The exam Tuesday has been a long time coming for hundreds of African-Americans who dreamed of becoming firefighters. It was 15 years ago at the United Center that they joined thousands of others to take the test. They passed all the requirements, but because of the way the exam was scored, most African-Americans were passed over for the coveted fire department jobs, in favor of white applicants.
Firefighter candidate Robert Herron, 37, told ABC7 Chicago he was excited and ready to show his strength Tuesday as he reported for a physical abilities test at 8 a.m. The South Sider said he had hopes of becoming a firefighter for the last 15 years, ever since he was denied for the job.
"Some of us were discriminated against or treated unfairly. So, justice is being served," said Herron.

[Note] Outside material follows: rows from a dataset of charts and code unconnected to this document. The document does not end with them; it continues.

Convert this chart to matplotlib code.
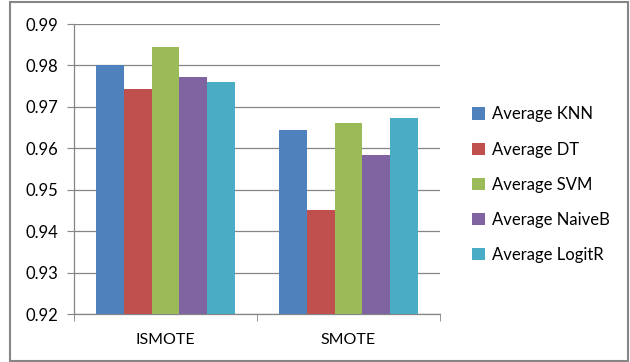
import numpy as np
import matplotlib.pyplot as plt
from matplotlib.patches import Rectangle

plt.rcParams['font.family'] = ['Lato', 'DejaVu Sans']

methods = ['ISMOTE', 'SMOTE']
series = ['Average KNN', 'Average DT', 'Average SVM', 'Average NaiveB', 'Average LogitR']
knn = [0.9800, 0.9645]
dt = [0.9742, 0.9452]
svm = [0.9845, 0.9660]
naiveb = [0.9771, 0.9584]
logitr = [0.9760, 0.9673]
colors = ['#4F81BD', '#C0504D', '#9BBB59', '#8064A2', '#4BACC6']

fig = plt.figure(figsize=(6.3, 3.62), dpi=100)
ax = fig.add_axes([74 / 630, 1 - 314 / 362, 366 / 630, 290 / 362])

x = np.arange(len(methods))
w = 0.153
for i, (vals, name) in enumerate(zip([knn, dt, svm, naiveb, logitr], series)):
    ax.bar(x + (i - 2) * w, np.array(vals) - 0.92, w, bottom=0.92,
           color=colors[i], label=name, zorder=3)

ax.set_ylim(0.92, 0.99)
ax.set_xlim(-0.5, 1.5)
ax.set_yticks(np.arange(0.92, 0.9901, 0.01))
ax.set_yticklabels(['%.2f' % v for v in np.arange(0.92, 0.9901, 0.01)])
ax.yaxis.grid(True, color='#868686', linewidth=0.9, zorder=0)
ax.set_xticks(x)
ax.set_xticklabels(methods)
ax.set_xticks([-0.5, 0.5, 1.5], minor=True)
ax.tick_params(axis='x', which='major', length=0, pad=14, labelsize=11.5)
ax.tick_params(axis='x', which='minor', length=5, color='#868686', direction='out')
ax.tick_params(axis='y', length=5, color='#868686', pad=6, labelsize=12)

for s in ['top', 'right']:
    ax.spines[s].set_visible(False)
for s in ['left', 'bottom']:
    ax.spines[s].set_color('#868686')
    ax.spines[s].set_linewidth(0.9)

ax.legend(loc='upper left', bbox_to_anchor=(464 / 630, 1 - 98 / 362),
          bbox_transform=fig.transFigure, frameon=False, fontsize=12,
          handlelength=0.75, handleheight=0.75, handletextpad=0.4,
          labelspacing=1.15, borderpad=0)

fig.patches.append(Rectangle((10 / 630, 1 / 362), 618 / 630, 359 / 362,
                             transform=fig.transFigure, fill=False,
                             edgecolor='#868686', linewidth=1.5))

fig.savefig('out.png', dpi=100)
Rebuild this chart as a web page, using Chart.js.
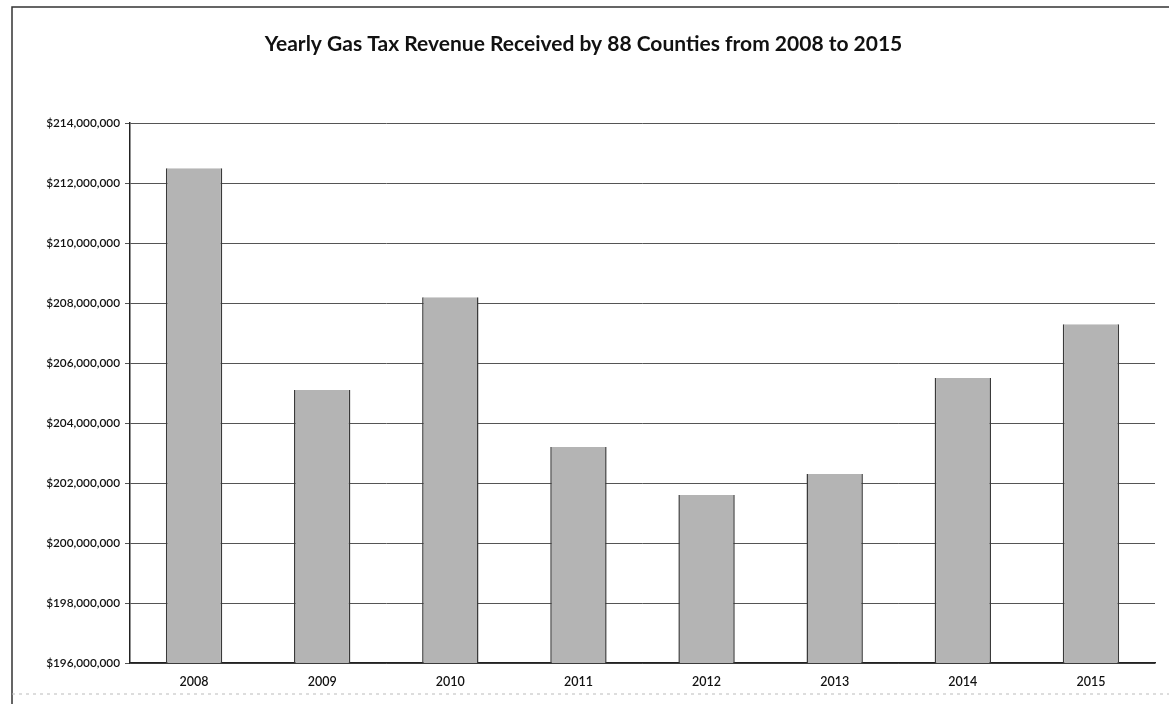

The Chicago Fire Department's age limit for new hires is 38 years old, but that will not apply to the 111 candidates who will ultimately be hired.
"I think I could help out a lot. I think I could do a lot being a firefighter," firefighter candidate James Collins said.
Naturally, some candidates arrived to the physical abilities test Tuesday with a few nerves.
"It is years later. Some people have put on weight, you know, aren't as strong as we were back then. So, it's not as fair as we would have liked for it to have been, but I still appreciate the opportunity," Herron said.
"Just butterflies right now. Just hoping that everything turns out well," said Katherine Godfrey.
The first round of testing began at 8 a.m., but several start times were staggered throughout the day.
Testing was scheduled to continue for the next four days.